◆ Exercise:
The material below includes pictures; leave them out and return only the lines between the line containing "Write the Observable" and the line containing "const data = thickness.map((t, i)", inclusive, word for word.

◆ Input for this task:
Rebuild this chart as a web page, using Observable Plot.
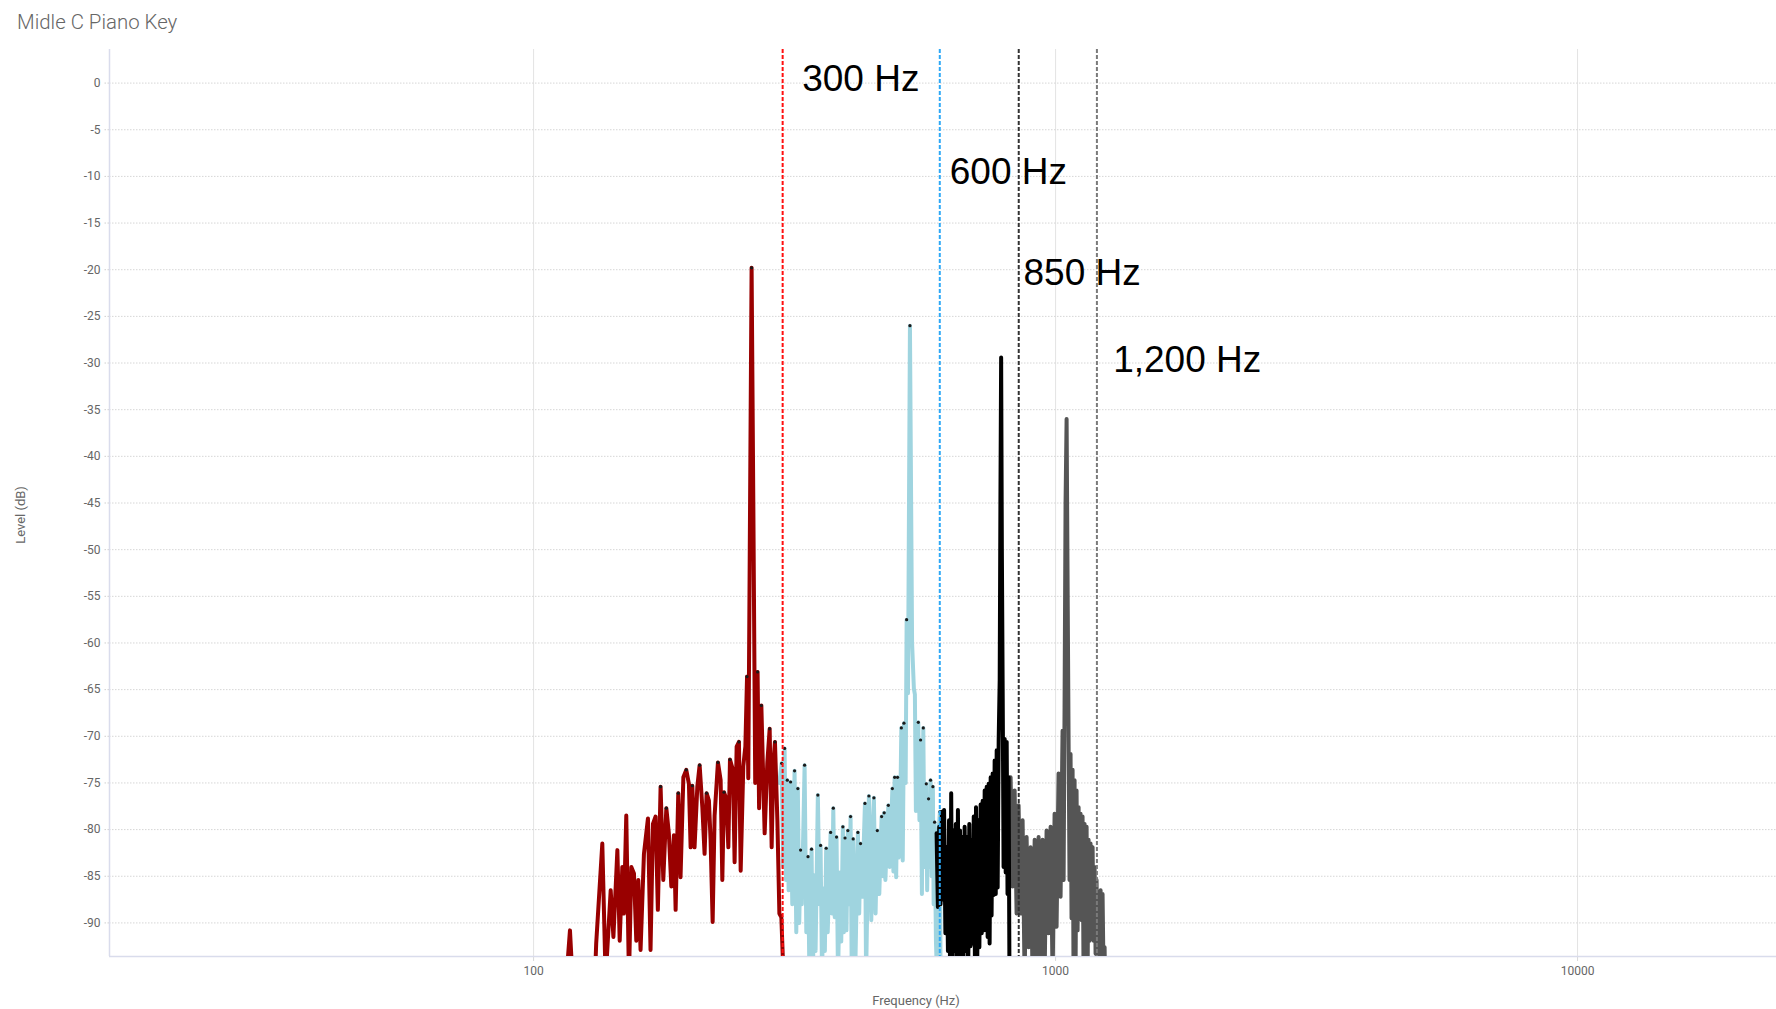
<!DOCTYPE html>
<html>
<head>
<meta charset="utf-8">
<script src="https://cdn.jsdelivr.net/npm/d3@7"></script>
<script src="https://cdn.jsdelivr.net/npm/@observablehq/plot@0.6"></script>
<style>
  body { margin: 0; background: #fff; }
  #title { box-sizing: border-box; height: 40px; padding: 10px 0 0 17px; font: 300 20.4px Roboto, sans-serif; line-height: 24px; color: #666; }
</style>
</head>
<body>
<div id="title">Midle C Piano Key</div>
<div id="chart"></div>
<script>
// ---- scale settings / ticks ----
const xDomain = [15.4, 24050];
const yDomain = [-93.6, 3.6];
const xTicks = [100, 1000, 10000];
const yTicks = [0, -5, -10, -15, -20, -25, -30, -35, -40, -45, -50, -55, -60, -65, -70, -75, -80, -85, -90];

// ---- band markers ----
const markerHz = [300, 600, 850, 1200];
const markerColors = ["#ff1010", "#2ea8f6", "#333333", "#7a7a7a"];
const labelText = ["300 Hz", "600 Hz", "850 Hz", "1,200 Hz"];
const labelHz = [327, 627, 868, 1289];
const labelDb = [0.4, -9.5, -20.4, -29.7];

// ---- spectrum series: [frequency Hz, level dB] ----
const red = [
[114.5,-99],[117.4,-90.8],[119.5,-99],
[130.5,-99],[131.8,-92.2],[135.4,-81.5],[137.4,-96],[140.5,-86.5],[142.2,-91.5],[144.7,-82.2],[146.2,-91.9],[147.9,-84.0],[148.9,-89.0],[150.5,-78.5],[152.3,-96],[153.9,-84.0],[155.7,-84.7],[157.3,-91.9],[158.7,-85.4],[160.3,-92.9],[162.7,-82.6],[165.6,-78.8],[167.5,-92.9],[169.3,-79.4],[171.3,-78.6],[173.0,-88.6],[175.1,-75.4],[177.2,-85.4],[179.6,-77.7],[181.6,-80.4],[183.6,-86.1],[185.7,-80.6],[187.1,-88.6],[189.3,-76.1],[191.2,-85.1],[193.6,-74.4],[196.1,-73.6],[198.4,-75.1],[199.9,-81.9],[201.4,-75.3],[203.4,-81.9],[205.9,-75.4],[208.0,-73.1],[210.5,-77.6],[212.6,-82.6],[214.5,-76.1],[216.7,-76.9],[218.3,-81.1],[220.3,-89.9],[222.2,-78.5],[225.5,-72.8],[228.2,-74.7],[229.9,-85.4],[231.6,-76.0],[234.0,-76.7],[236.1,-81.9],[237.8,-72.5],[240.9,-73.6],[242.7,-83.5],[244.9,-71.1],[247.4,-70.6],[249.3,-84.4],[252.2,-73.2],[254.5,-71.1],[256.4,-63.6],[257.8,-74.5],[259.5,-50],[261.6,-19.8],[263.6,-45],[265.8,-75],[268.6,-63.1],[270.4,-77.7],[273.1,-66.7],[277.1,-80.4],[280.4,-72.8],[283.3,-69.2],[285.8,-81.9],[288.0,-72.8],[290.0,-70.6],[293.1,-79.0],[295.7,-89.0],[298.3,-89.4],[301.7,-97]
];

const blue = [
[295.5,-75],[298.7,-72.9],[300.5,-84],[302.6,-71.3],[304.5,-85.4],[306.2,-74.7],[308.0,-86.5],[310.7,-74.9],[313.0,-88],[316.2,-73.7],[318.6,-91],[320.8,-75.6],[322.8,-90],[324.7,-82.2],[326.5,-88],[330.5,-73.1],[333.0,-91],[335.5,-82.9],[337.5,-95],[340.8,-82.1],[343.0,-96],[344.3,-84.9],[346.9,-93],[350.4,-76.3],[353.0,-88],[354.6,-81.7],[357.0,-96],[358.9,-86.3],[361.4,-93],[363.5,-82.0],[366.0,-91],[370.7,-80.3],[373.0,-89],[375.1,-77.7],[377.5,-89.4],[380.5,-80.8],[383.0,-96],[386.2,-84.6],[388.5,-92],[391.3,-79.7],[393.0,-91],[395.0,-80.9],[397.5,-90.8],[400.0,-80.1],[402.5,-88],[404.8,-78.6],[407.0,-96],[409.5,-81],[411.0,-85.6],[413.0,-96],[418.1,-80.3],[420.5,-89],[423.0,-81.5],[426.0,-87.2],[431.3,-77.2],[433.5,-96],[438.9,-76.4],[441.0,-80.1],[443.5,-89.7],[448.7,-76.6],[452.0,-89],[455.5,-80.1],[459.5,-86.9],[464.2,-78.6],[467.0,-85],[469.5,-78.2],[472.0,-85.4],[478.2,-77.4],[481.0,-84],[486.8,-75.6],[489.0,-84.5],[491.7,-74.4],[495.0,-85.1],[498.0,-74.4],[500.5,-83],[503.5,-79.7],[506.4,-69.1],[509.5,-83.3],[512.3,-68.6],[516.1,-75],[518.4,-57.5],[521.5,-65.4],[526.0,-26],[531.0,-60],[535.2,-64.9],[537.6,-65.5],[540.0,-78],[545.8,-68.5],[548.5,-79],[551.3,-70.4],[554.5,-86.9],[557.9,-69.1],[561.0,-84],[565.3,-75.1],[567.5,-86.5],[571.0,-76.7],[573.6,-84],[576.1,-74.7],[579.0,-85],[582.0,-75.4],[584.0,-88],[586.4,-79.2],[590.0,-92],[593.5,-97],[597.0,-80],[600.4,-78.1],[602.0,-96]
];

const black = [
[591.6,-80.4],[595,-88.3],[598.5,-79.7],[602,-88],[605.5,-78.1],[609,-87.5],[611.5,-77.9],[615,-91.1],[618.4,-81.9],[622,-93],[625,-79],[628,-96],[631,-76.1],[634,-96],[637.5,-80.1],[640.6,-93],[644,-79.4],[647,-96],[650,-77.9],[653,-96],[656,-80.1],[659,-96],[662,-80.8],[665.5,-96],[669.5,-79.7],[673,-93],[676.5,-80.8],[680,-96],[683.5,-79.4],[687,-92.5],[690.5,-81.1],[694,-92.2],[697,-78.6],[700.5,-93.5],[704,-77.6],[707.5,-96],[711,-79.0],[714.5,-92.6],[718.5,-77.3],[722,-91.1],[725,-76.9],[728.5,-90.8],[731.4,-75.8],[735,-89.7],[738,-75.4],[741,-91.5],[744.3,-75.1],[747.5,-92.2],[751,-74.4],[754,-89.2],[757.6,-74.0],[761,-87],[764.3,-72.6],[768,-86.9],[771.2,-71.5],[774.5,-86.2],[778,-70.4],[781.5,-64],[784,-45],[786.5,-29.4],[789,-50],[792,-66],[795,-84],[799,-70.3],[802.5,-84.6],[806,-70.6],[809,-86.9],[812.8,-74.4],[816,-96],[821,-97]
];

const gray = [
[820.0,-74.4],[827.2,-86.1],[834.7,-75.8],[842.0,-89],[849.4,-77.4],[857.0,-89],[864.6,-79],[872.3,-96],[880.0,-80.8],[887.9,-92.6],[895.7,-81.9],[903.6,-96],[911.9,-81.1],[919.4,-96],[927.8,-80.8],[936.0,-96],[944.3,-81.1],[952.6,-96],[961.1,-80.1],[969.6,-91.1],[978.2,-79.7],[987.0,-96],[995.6,-78.3],[1004.4,-90.4],[1013.2,-74],[1022.3,-87.2],[1031.3,-69.4],[1036,-85.4],[1040.4,-66.9],[1045,-45],[1049.8,-36],[1054,-52],[1059,-70.4],[1063.5,-85.4],[1068.3,-71.9],[1073,-89.5],[1077.9,-73.6],[1082.5,-96],[1087.4,-74.7],[1092,-96],[1097,-75.8],[1102,-90.8],[1106.9,-77.6],[1111.5,-88.3],[1116.6,-78.3],[1121.5,-89.7],[1126.4,-78.6],[1131.5,-96],[1136.6,-79.4],[1141.5,-96],[1146.6,-79.7],[1151.5,-96],[1156.7,-81.1],[1162,-91.9],[1166.8,-81.5],[1172,-91.1],[1177.4,-81.9],[1182.5,-91.9],[1187.7,-84],[1193,-93.3],[1198.2,-85.4],[1203.5,-96],[1209,-86.9],[1214,-96],[1219.7,-86.5],[1225,-96],[1230.3,-86.9],[1236,-96],[1241.4,-92.6],[1245,-98]
];

function localPeaks(arr, minDb) {
  return arr.filter((d, i) => i > 0 && i < arr.length - 1 && d[1] > arr[i - 1][1] && d[1] > arr[i + 1][1] && d[1] > minDb);
}

const lineOpts = {x: d => d[0], y: d => d[1], strokeWidth: 4, clip: true, strokeLinejoin: "round"};

const plot = Plot.plot({
  width: 1776,
  height: 969,
  marginTop: 9,
  marginBottom: 53,
  marginLeft: 109,
  marginRight: 0,
  style: {fontFamily: "Roboto, sans-serif", fontSize: "12px", color: "#666", background: "#fff"},
  x: {type: "log", domain: xDomain},
  y: {domain: yDomain},
  marks: [
    Plot.ruleX(xTicks, {stroke: "#e3e3e3", strokeWidth: 1}),
    Plot.ruleY(yTicks, {stroke: "#d6d6d6", strokeDasharray: "1.5,1.5"}),
    Plot.axisY({ticks: yTicks, tickSize: 5, tickPadding: 4, tickFormat: d => String(d), label: null, stroke: "#cfcfcf", strokeDasharray: "1.5,1.5", fill: "#666"}),
    Plot.axisX({ticks: xTicks, tickSize: 5, tickPadding: 5, tickFormat: d => String(d), label: null, stroke: "#d8d8d8", fill: "#666"}),
    Plot.ruleX([xDomain[0]], {stroke: "#d9dcec", strokeWidth: 1.5}),
    Plot.ruleY([yDomain[0]], {stroke: "#d9dcec", strokeWidth: 1.5}),
    Plot.line(blue, {...lineOpts, stroke: "#9fd4df"}),
    Plot.line(red, {...lineOpts, stroke: "#990000"}),
    Plot.line(gray, {...lineOpts, stroke: "#555555"}),
    Plot.line(black, {...lineOpts, stroke: "#000000"}),
    Plot.dot(localPeaks(red, -78), {x: d => d[0], y: d => d[1], r: 1.6, fill: "#1a1a1a", stroke: null}),
    Plot.dot(localPeaks(blue, -84), {x: d => d[0], y: d => d[1], r: 1.6, fill: "#1a1a1a", stroke: null}),
    ...markerHz.map((hz, i) => Plot.ruleX([hz], {stroke: markerColors[i], strokeWidth: 2, strokeDasharray: "4,2"})),
    Plot.text(labelText, {x: (d, i) => labelHz[i], y: (d, i) => labelDb[i], text: d => d, textAnchor: "start", fontSize: 37, fontFamily: "'Liberation Sans', Arial, sans-serif", fill: "#000"}),
    Plot.text(["Level (dB)"], {frameAnchor: "left", textAnchor: "middle", lineAnchor: "middle", dx: -89, dy: 12, rotate: -90, fontSize: 13, fill: "#666"}),
    Plot.text(["Frequency (Hz)"], {frameAnchor: "bottom", textAnchor: "middle", lineAnchor: "middle", dx: -27, dy: 44, fontSize: 13, fill: "#666"})
  ]
});
document.getElementById("chart").appendChild(plot);
</script>
</body>
</html>
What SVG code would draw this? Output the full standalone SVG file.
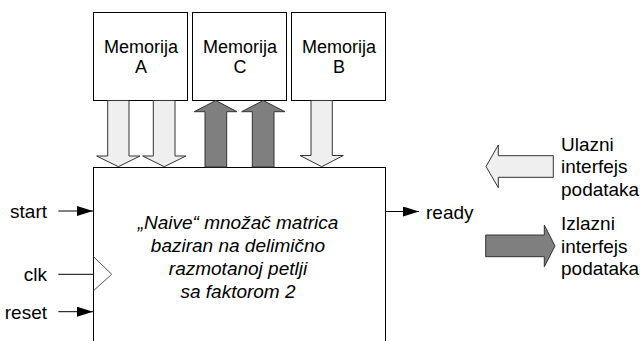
<svg xmlns="http://www.w3.org/2000/svg" width="640" height="341" viewBox="0 0 640 341">
<defs>
<style>
.box{fill:#fff;stroke:#000;stroke-width:1}
.t{font-family:"Liberation Sans",Arial,sans-serif;font-size:19px;fill:#000}
.m{font-size:18px;text-anchor:middle}
.it{font-style:italic;text-anchor:middle}
.light{fill:#efefef;stroke:#333;stroke-width:1}
.dark{fill:#7f7f7f;stroke:#333;stroke-width:1}
.sig{stroke:#000;stroke-width:1;fill:none}
</style>
<marker id="ah" markerWidth="16" markerHeight="10" refX="16" refY="5" orient="auto" markerUnits="userSpaceOnUse">
<path d="M0,0 L16,5 L0,10 Z" fill="#000"/>
</marker>
</defs>
<rect width="640" height="341" fill="#fff"/>
<g id="memA">
<rect class="box" x="93.5" y="12.5" width="94" height="88"/>
<text class="t m" x="141" y="52.5">Memorija</text>
<text class="t m" x="141" y="72.5">A</text>
</g>
<g id="memC">
<rect class="box" x="192.5" y="12.5" width="94" height="88"/>
<text class="t m" x="240" y="52.5">Memorija</text>
<text class="t m" x="240" y="72.5">C</text>
</g>
<g id="memB">
<rect class="box" x="291.5" y="12.5" width="94" height="88"/>
<text class="t m" x="339" y="52.5">Memorija</text>
<text class="t m" x="339" y="72.5">B</text>
</g>
<g id="core">
<rect class="box" x="93.5" y="167.5" width="292" height="190"/>
<polyline points="93.5,256.7 111.7,274.3 93.5,290.7" fill="none" stroke="#555" stroke-width="1"/>
<text class="t it" x="238" y="229">„Naive“ množač matrica</text>
<text class="t it" x="238" y="252">baziran na delimično</text>
<text class="t it" x="238" y="275">razmotanoj petlji</text>
<text class="t it" x="238" y="298">sa faktorom 2</text>
</g>
<g id="connectors">
<polygon class="light" points="107.7,100.5 129,100.5 129,156 140,156 118.3,166.7 96.7,156 107.7,156"/>
<polygon class="light" points="153.3,100.5 175,100.5 175,156 186,156 164.2,166.7 142.7,156 153.3,156"/>
<polygon class="light" points="311,100.5 332.3,100.5 332.3,155.5 343.3,155.5 321.7,166.7 300,155.5 311,155.5"/>
<polygon class="dark" points="205,167 205,111.7 194.3,111.7 215.8,100.5 237,111.7 226.7,111.7 226.7,167"/>
<polygon class="dark" points="252.3,167 252.3,111.7 241.7,111.7 263.2,100.5 285,111.7 274,111.7 274,167"/>
<line class="sig" x1="58.3" y1="211" x2="93" y2="211" marker-end="url(#ah)"/>
<line class="sig" x1="58.3" y1="274.3" x2="93" y2="274.3"/>
<line class="sig" x1="58.3" y1="311.7" x2="93" y2="311.7" marker-end="url(#ah)"/>
<line class="sig" x1="386" y1="211.5" x2="419" y2="211.5" marker-end="url(#ah)"/>
</g>
<g id="labels">
<text class="t" x="47" y="218" text-anchor="end">start</text>
<text class="t" x="47" y="281" text-anchor="end">clk</text>
<text class="t" x="47" y="318.5" text-anchor="end">reset</text>
<text class="t" x="426" y="218.5">ready</text>
</g>
<g id="legend-in">
<polygon class="light" points="553.3,155.7 498.3,155.7 498.3,145 486,166.5 498.3,187.7 498.3,177.3 553.3,177.3"/>
<text class="t" x="561" y="150.5">Ulazni</text>
<text class="t" x="561" y="173">interfejs</text>
<text class="t" x="561" y="195.5">podataka</text>
</g>
<g id="legend-out">
<polygon class="dark" points="485.7,235 544.3,235 544.3,225 555,246 544.3,266.7 544.3,256.7 485.7,256.7"/>
<text class="t" x="561" y="230">Izlazni</text>
<text class="t" x="561" y="252.5">interfejs</text>
<text class="t" x="561" y="275">podataka</text>
</g>
</svg>
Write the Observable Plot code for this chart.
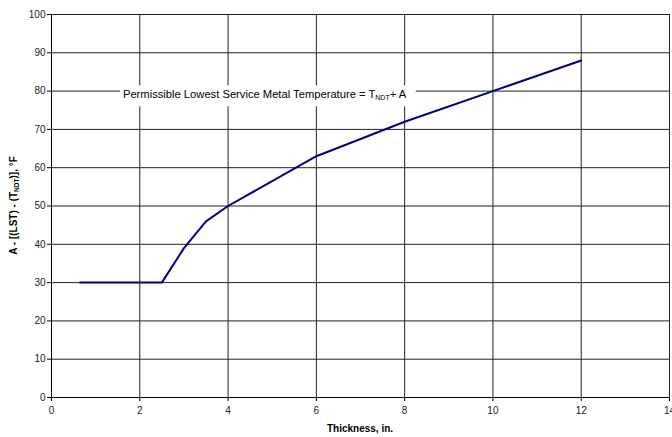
<!DOCTYPE html>
<html><head><meta charset="utf-8">
<script src="https://cdn.jsdelivr.net/npm/d3@7"></script>
<script src="https://cdn.jsdelivr.net/npm/@observablehq/plot@0.6"></script>
<style>
body{margin:0;background:#fff}
svg{font-family:Arial,"Liberation Sans",sans-serif}
</style>
</head><body><div id="chart"></div>
<script>
// Data
const thickness = [0.65, 2.5, 3, 3.5, 4, 6, 8, 10, 12];
const aValue    = [30, 30, 39, 46, 50, 63, 72, 80, 88];
const xTicks = [0, 2, 4, 6, 8, 10, 12, 14];
const yTicks = [0, 10, 20, 30, 40, 50, 60, 70, 80, 90, 100];
const xLabel = "Thickness, in.";
const annotationX = [1.63];
const annotationY = [79];

const data = thickness.map((t, i) => ({t, a: aValue[i]}));

const plot = Plot.plot({
  width: 672, height: 437,
  marginLeft: 51, marginRight: 3, marginTop: 14, marginBottom: 40,
  style: {fontFamily: "Arial, 'Liberation Sans', sans-serif", fontSize: "10px", color: "#000", background: "#fff"},
  x: {domain: [0, 14], label: null},
  y: {domain: [0, 100], label: null},
  marks: [
    Plot.gridX(xTicks, {stroke: "#222", strokeOpacity: 1}),
    Plot.gridY(yTicks, {stroke: "#222", strokeOpacity: 1}),
    Plot.ruleX([0], {stroke: "#000"}),
    Plot.ruleY([0], {stroke: "#000"}),
    Plot.axisX(xTicks, {tickSize: 4, tickPadding: 5, label: null, fill: "#222"}),
    Plot.axisY(yTicks, {tickSize: 4, tickPadding: 2, label: null, fill: "#222"}),
    Plot.line(data, {x: "t", y: "a", stroke: "#000080", strokeWidth: 2})
  ]
});
document.getElementById("chart").appendChild(plot);

const svg = d3.select(plot);
const xs = plot.scale("x"), ys = plot.scale("y");

// annotation with white background box
const ann = svg.append("text")
  .attr("x", xs.apply(annotationX[0]))
  .attr("y", ys.apply(annotationY[0]))
  .attr("dy", "0.35em")
  .attr("text-anchor", "start")
  .attr("font-size", 11.2)
  .attr("fill", "#000");
ann.append("tspan").text("Permissible Lowest Service Metal Temperature = T");
ann.append("tspan").attr("font-size", 7).attr("dy", 2).text("NDT");
ann.append("tspan").attr("dy", -2).text("+ A");
const bb = ann.node().getBBox();
svg.append("rect")
  .attr("x", bb.x - 3).attr("y", bb.y - 3)
  .attr("width", bb.width + 12).attr("height", bb.height + 8)
  .attr("fill", "#fff");
ann.raise();

// x axis label
svg.append("text")
  .attr("x", (xs.range[0] + xs.range[1]) / 2)
  .attr("y", 432)
  .attr("text-anchor", "middle")
  .attr("font-weight", "bold")
  .attr("font-size", 10)
  .text(xLabel);

// y axis label
const yl = svg.append("text")
  .attr("transform", `translate(16.5,${(ys.range[0] + ys.range[1]) / 2}) rotate(-90)`)
  .attr("text-anchor", "middle")
  .attr("font-weight", "bold")
  .attr("font-size", 10);
yl.append("tspan").text("A - [(LST) - (T");
yl.append("tspan").attr("font-size", 6.5).attr("dy", 2).text("NDT");
yl.append("tspan").attr("dy", -2).text(")], °F");
</script>
</body></html>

◆ Final answer:
Write the Observable Plot code for this chart.
<!DOCTYPE html>
<html><head><meta charset="utf-8">
<script src="https://cdn.jsdelivr.net/npm/d3@7"></script>
<script src="https://cdn.jsdelivr.net/npm/@observablehq/plot@0.6"></script>
<style>
body{margin:0;background:#fff}
svg{font-family:Arial,"Liberation Sans",sans-serif}
</style>
</head><body><div id="chart"></div>
<script>
// Data
const thickness = [0.65, 2.5, 3, 3.5, 4, 6, 8, 10, 12];
const aValue    = [30, 30, 39, 46, 50, 63, 72, 80, 88];
const xTicks = [0, 2, 4, 6, 8, 10, 12, 14];
const yTicks = [0, 10, 20, 30, 40, 50, 60, 70, 80, 90, 100];
const xLabel = "Thickness, in.";
const annotationX = [1.63];
const annotationY = [79];

const data = thickness.map((t, i) => ({t, a: aValue[i]}));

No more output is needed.